The application of Positive Psychology to the field of addiction prevention, assessment and treatment is a relatively new endeavor. This paper attempts to further the goal by demonstrating the efficacy of PP in addiction recovery.
PP is about identifying and living a fuller life. Recovery literature (Gorski, 1996, Steen, 1993, & Bowen, Chawla, & Marlatt 2011) supports the building of a more enriching, meaningful and engaged life as a path to healing. PP offers an important voice in the recovery movement, a non-pathologizing and affirming theory that honestly addresses pain and suffering while providing practical strategies that guide a person to build increasing mastery in their personal lives.
The research in the PP addiction recovery field is not significant. Several studies were identified that demonstrate the efficacy of PP in working with addiction recovery. The research demonstrates that improving “positive effect, optimism, hopefulness, emotional vitality, enjoyment of life predicts favorable outcomes in cases of heart disease, stroke and general morality” (Krentzman, 2013, p. 162). Resilience was a core trait of participants in the study by Mohatt, Rasmus, Thomas, Allen, Hazel, & Marlat (2007).

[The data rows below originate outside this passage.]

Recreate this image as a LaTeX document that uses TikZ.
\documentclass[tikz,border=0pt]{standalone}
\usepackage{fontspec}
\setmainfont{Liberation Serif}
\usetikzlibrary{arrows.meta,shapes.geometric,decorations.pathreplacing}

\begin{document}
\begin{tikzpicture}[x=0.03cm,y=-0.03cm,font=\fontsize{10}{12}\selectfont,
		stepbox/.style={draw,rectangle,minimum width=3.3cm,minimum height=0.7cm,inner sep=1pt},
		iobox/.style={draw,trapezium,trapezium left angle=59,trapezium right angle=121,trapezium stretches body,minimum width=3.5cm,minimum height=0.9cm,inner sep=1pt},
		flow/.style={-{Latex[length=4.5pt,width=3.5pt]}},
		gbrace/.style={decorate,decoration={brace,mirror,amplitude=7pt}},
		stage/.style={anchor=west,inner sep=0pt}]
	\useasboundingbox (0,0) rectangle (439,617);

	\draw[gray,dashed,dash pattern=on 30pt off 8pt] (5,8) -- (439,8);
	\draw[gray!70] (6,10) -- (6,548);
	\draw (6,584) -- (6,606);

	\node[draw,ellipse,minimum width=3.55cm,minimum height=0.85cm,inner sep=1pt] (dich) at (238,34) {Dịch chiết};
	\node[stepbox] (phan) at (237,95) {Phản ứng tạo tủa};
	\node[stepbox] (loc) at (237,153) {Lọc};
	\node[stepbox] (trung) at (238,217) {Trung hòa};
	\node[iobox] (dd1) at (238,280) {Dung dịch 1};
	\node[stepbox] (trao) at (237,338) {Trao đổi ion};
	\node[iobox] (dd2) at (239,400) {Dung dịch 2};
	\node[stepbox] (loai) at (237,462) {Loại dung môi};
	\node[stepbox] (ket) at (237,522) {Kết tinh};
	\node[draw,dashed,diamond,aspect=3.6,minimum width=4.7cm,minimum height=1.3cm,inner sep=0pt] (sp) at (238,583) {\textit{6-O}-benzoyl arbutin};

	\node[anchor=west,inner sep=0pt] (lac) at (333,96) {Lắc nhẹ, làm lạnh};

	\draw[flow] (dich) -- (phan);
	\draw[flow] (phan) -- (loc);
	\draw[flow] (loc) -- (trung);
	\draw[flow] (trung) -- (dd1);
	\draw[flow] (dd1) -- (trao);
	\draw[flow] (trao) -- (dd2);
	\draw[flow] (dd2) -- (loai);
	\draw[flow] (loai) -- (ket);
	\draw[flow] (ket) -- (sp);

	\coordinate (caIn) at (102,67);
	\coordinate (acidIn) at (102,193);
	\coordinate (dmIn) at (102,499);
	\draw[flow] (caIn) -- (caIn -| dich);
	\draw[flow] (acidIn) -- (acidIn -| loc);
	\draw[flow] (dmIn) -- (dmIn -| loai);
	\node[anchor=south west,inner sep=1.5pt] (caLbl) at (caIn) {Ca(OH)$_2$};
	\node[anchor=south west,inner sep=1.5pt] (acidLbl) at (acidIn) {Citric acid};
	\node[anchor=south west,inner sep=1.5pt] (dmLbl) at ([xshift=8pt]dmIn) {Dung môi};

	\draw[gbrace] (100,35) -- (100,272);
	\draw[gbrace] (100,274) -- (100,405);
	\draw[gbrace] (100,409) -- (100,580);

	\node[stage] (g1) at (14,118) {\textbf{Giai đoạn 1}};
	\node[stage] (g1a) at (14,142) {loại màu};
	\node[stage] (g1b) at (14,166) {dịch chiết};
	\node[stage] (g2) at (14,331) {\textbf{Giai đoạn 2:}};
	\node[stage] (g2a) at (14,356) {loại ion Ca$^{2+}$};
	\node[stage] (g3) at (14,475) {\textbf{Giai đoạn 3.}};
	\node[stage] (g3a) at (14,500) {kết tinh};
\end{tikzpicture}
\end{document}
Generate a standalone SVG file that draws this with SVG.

Their study (Mohatt, et al.) highlights that change is unique to each person and often occurs after reflecting on consequences and the level of satisfaction with their lives, making intentional experiments with sobriety and learning from each relapse, and finally learning to rebuild a life outside of substance use, a theme common in PP. Seligman (2011) demonstrated the importance of optimism in the treatment of depression and Herrenkohl found that resilient children were marked by “positive self-esteem, ego-resilience, personal agency, low reactivity, high sociability, maintaining supportive relationships and gaining access to prosocial mentors; both individual characteristics and environmental influences” (2013, p. 191).

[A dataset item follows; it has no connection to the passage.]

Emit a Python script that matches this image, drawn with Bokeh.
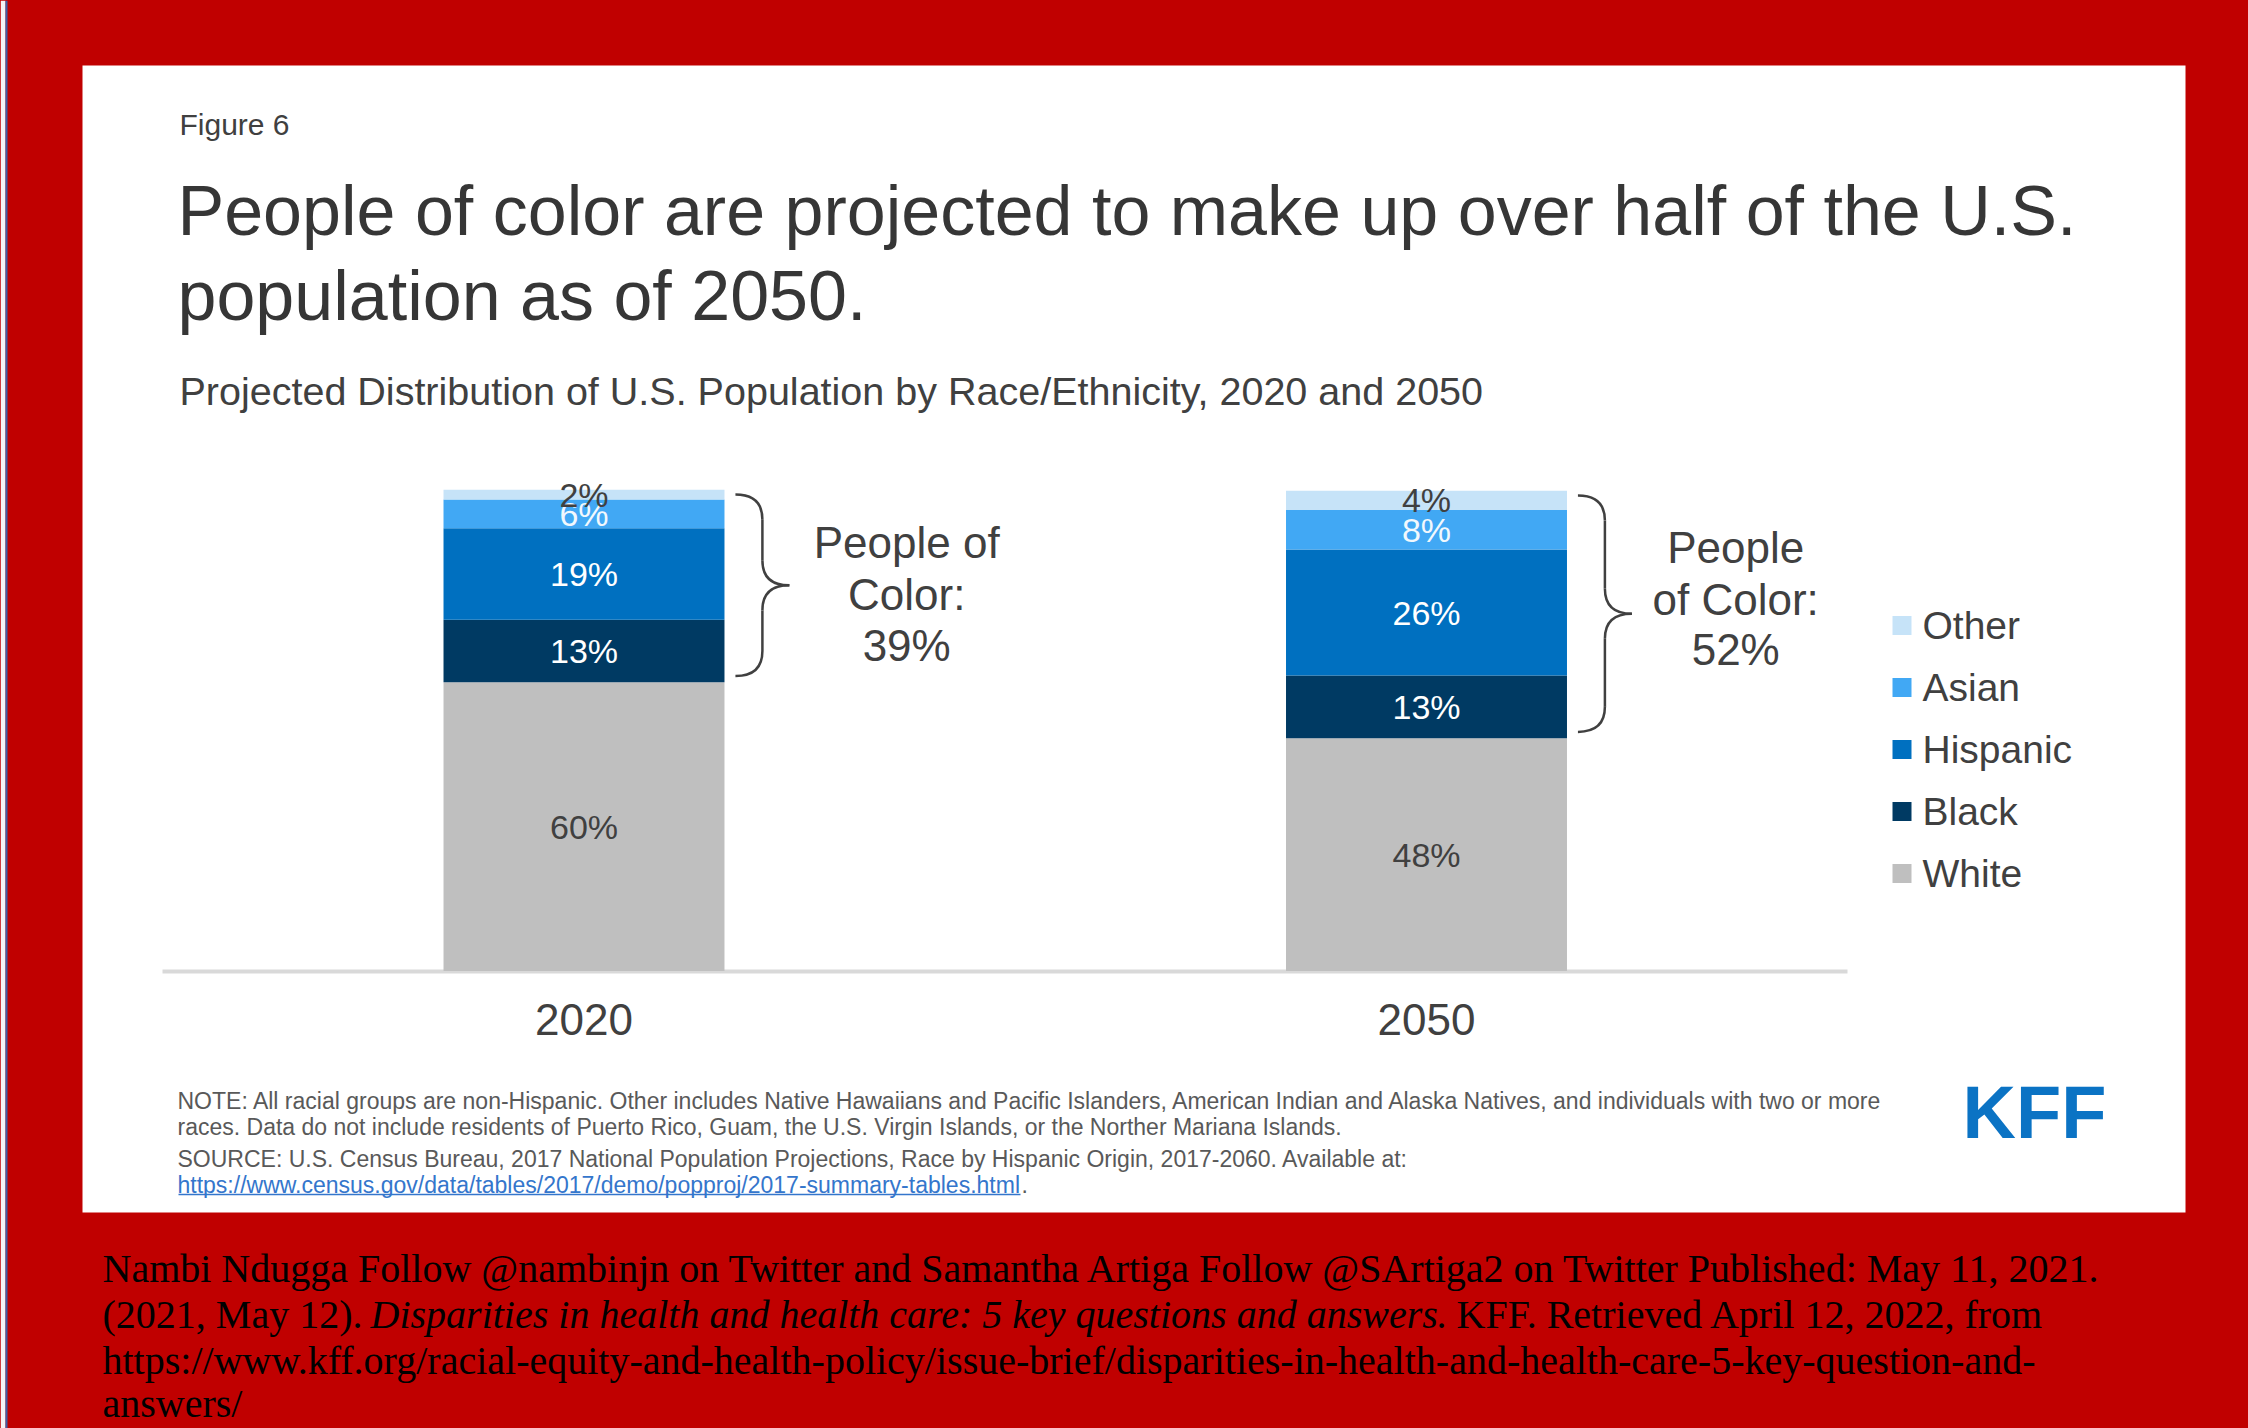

This paper discussed the PP model applied to addiction recovery. PP is a non-pathologizing model that compassionately engages a person where they are at, works to identify and enhance strengths, and to build a life apart from substance use. PP is not a “Pollyanna” model that ignores struggles or difficult diagnoses. Rather, it seeks to work with any diagnoses by broadening and building one’s life (Cohn & Fredrickson, 2009). PP also works with spiritual traditions as many of these enhance character strengths and virtues, which aid in addiction recovery.
A number of practical strategies were also discussed in the paper. Far from being exhaustive, this paper illustrates a number of strategies that can be applied to the addiction field. Readers are recommended to read the excellent paper by Krentzman (2013) as she highlights numerous PP strategies.